Re: [PATCH RFC v3 13/13] uprobes: add speculative lockless VMA to inode resolution

Andrii Nakryiko <andrii.nakryiko@xxxxxxxxx> · Thu, 15 Aug 2024 13:17:05 -0700

On Thu, Aug 15, 2024 at 11:58 AM Jann Horn <jannh@xxxxxxxxxx> wrote:
>
> +brauner for "struct file" lifetime
>
> On Thu, Aug 15, 2024 at 7:45 PM Suren Baghdasaryan <surenb@xxxxxxxxxx> wrote:
> > On Thu, Aug 15, 2024 at 9:47 AM Andrii Nakryiko
> > <andrii.nakryiko@xxxxxxxxx> wrote:
> > >
> > > On Thu, Aug 15, 2024 at 6:44 AM Mateusz Guzik <mjguzik@xxxxxxxxx> wrote:
> > > >
> > > > On Tue, Aug 13, 2024 at 08:36:03AM -0700, Suren Baghdasaryan wrote:
> > > > > On Mon, Aug 12, 2024 at 11:18 PM Mateusz Guzik <mjguzik@xxxxxxxxx> wrote:
> > > > > >
> > > > > > On Mon, Aug 12, 2024 at 09:29:17PM -0700, Andrii Nakryiko wrote:
> > > > > > > Now that files_cachep is SLAB_TYPESAFE_BY_RCU, we can safely access
> > > > > > > vma->vm_file->f_inode lockless only under rcu_read_lock() protection,
> > > > > > > attempting uprobe look up speculatively.
>
> Stupid question: Is this uprobe stuff actually such a hot codepath
> that it makes sense to optimize it to be faster than the page fault
> path?

Not a stupid question, but yes, generally speaking uprobe performance
is critical for a bunch of tracing use cases. And having independent
threads implicitly contending with each other just because of uprobe's
internal implementation detail (while conceptually there should be no
dependencies for triggering uprobe from multiple parallel threads) is
a big surprise to users and affects production use cases beyond just
uprobe-handling BPF logic overhead ("useful overhead") they assume.

>
> (Sidenote: I find it kinda interesting that this is sort of going back
> in the direction of the old Speculative Page Faults design.)
>
> > > > > > > We rely on newly added mmap_lock_speculation_{start,end}() helpers to
> > > > > > > validate that mm_struct stays intact for entire duration of this
> > > > > > > speculation.
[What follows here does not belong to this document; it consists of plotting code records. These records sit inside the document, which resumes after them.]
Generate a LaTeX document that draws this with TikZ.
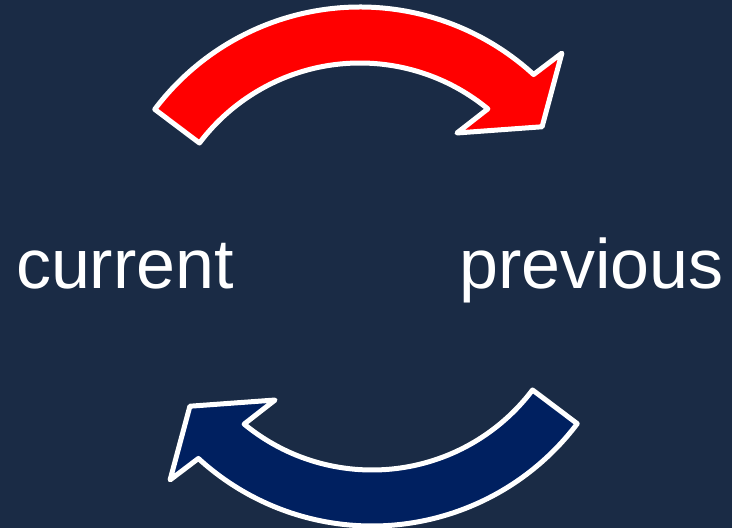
\documentclass[tikz,border=0pt]{standalone}
\usepackage{fontspec}
\setmainfont{Liberation Sans}
\usetikzlibrary{positioning}

\definecolor{bgnavy}{HTML}{1A2B45}
\definecolor{arrowred}{HTML}{FF0000}
\definecolor{arrowblue}{HTML}{002060}

\begin{document}
\begin{tikzpicture}[x=1pt, y=1pt,
            word/.style={text=white, font=\fontsize{70}{84}\selectfont, anchor=base, inner sep=0pt},
            bent arrow/.style={draw=white, line width=5pt, line join=round},
            bendarrow/.pic={
                \path[pic actions] (143:257) arc[start angle=143, end angle=47.5, radius=257]
                    -- (46.25:292) -- (37:228) -- (53.5:163) -- (50.5:201)
                    arc[start angle=50.5, end angle=143, radius=201] -- cycle;
            }]

            % Background
            \fill[bgnavy] (0,0) rectangle (732,528);
            \useasboundingbox (0,0) rectangle (732,528);

            % Labels
            \node[word] (cur) at (125,239) {current};
            \node[word] (prev) at (591.5,239) {previous};

            % Curved arrows
            \pic[bent arrow, fill=arrowred] (fwd) at (360,264) {bendarrow};
            \pic[bent arrow, fill=arrowblue, rotate=180] (back) at (372,259) {bendarrow};
        \end{tikzpicture}
\end{document}
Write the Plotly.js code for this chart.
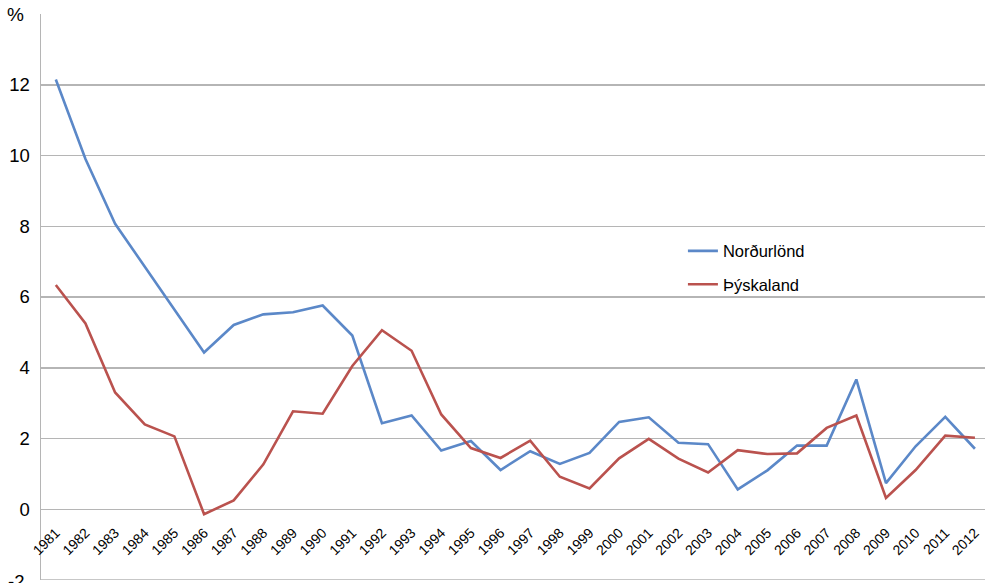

If not, we fall back to mmap_lock-protected lookup.
> > > > > > >
> > > > > > > This allows to avoid contention on mmap_lock in absolutely majority of
> > > > > > > cases, nicely improving uprobe/uretprobe scalability.
> > > > > > >
> > > > > >

[...]

> > Note: up_write(&vma->vm_lock->lock) in the vma_start_write() is not
> > enough because it's one-way permeable (it's a "RELEASE operation") and
> > later vma->vm_file store (or any other VMA modification) can move
> > before our vma->vm_lock_seq store.
> >
> > This makes vma_start_write() heavier but again, it's write-locking, so
> > should not be considered a fast path.
> > With this change we can use the code suggested by Andrii in
> > https://lore.kernel.org/all/CAEf4BzZeLg0WsYw2M7KFy0+APrPaPVBY7FbawB9vjcA2+6k69Q@xxxxxxxxxxxxxx/
> > with an additional smp_rmb():
> >
> > rcu_read_lock()
> > vma = find_vma(...)
> > if (!vma) /* bail */
>
> And maybe add some comments like:
>
> /*
>  * Load the current VMA lock sequence - we will detect if anyone concurrently
>  * locks the VMA after this point.
>  * Pairs with smp_wmb() in vma_start_write().
>  */
> > vm_lock_seq = smp_load_acquire(&vma->vm_lock_seq);
> /*
>  * Now we just have to detect if the VMA is already locked with its current
>  * sequence count.
>  *
>  * The following load is ordered against the vm_lock_seq load above (using
>  * smp_load_acquire() for the load above), and pairs with implicit memory
>  * ordering between the mm_lock_seq write in mmap_write_unlock() and the
>  * vm_lock_seq write in the next vma_start_write() after that (which can only
>  * occur after an mmap_write_lock()).
>  */
> > mm_lock_seq = smp_load_acquire(&vma->mm->mm_lock_seq);
> > /* I think vm_lock has to be acquired first to avoid the race */
> > if (mm_lock_seq == vm_lock_seq)
> >         /* bail, vma is write-locked */
> > ... perform uprobe lookup logic based on vma->vm_file->f_inode ...
> /*
>  * Order the speculative accesses above against the following vm_lock_seq
>  * recheck.
>  */
> > smp_rmb();
> > if (vma->vm_lock_seq != vm_lock_seq)
>

thanks, will incorporate these comments into the next revision

> (As I said on the other thread: Since this now relies on
> vma->vm_lock_seq not wrapping back to the same value for correctness,
> I'd like to see vma->vm_lock_seq being at least an "unsigned long", or
> even better, an atomic64_t... though I realize we don't currently do
> that for seqlocks either.)
>
> >         /* bail, VMA might have changed */
> >
> > The smp_rmb() is needed so that vma->vm_lock_seq load does not get
> > reordered and moved up before speculation.
> >
> > I'm CC'ing Jann since he understands memory barriers way better than
> > me and will keep me honest.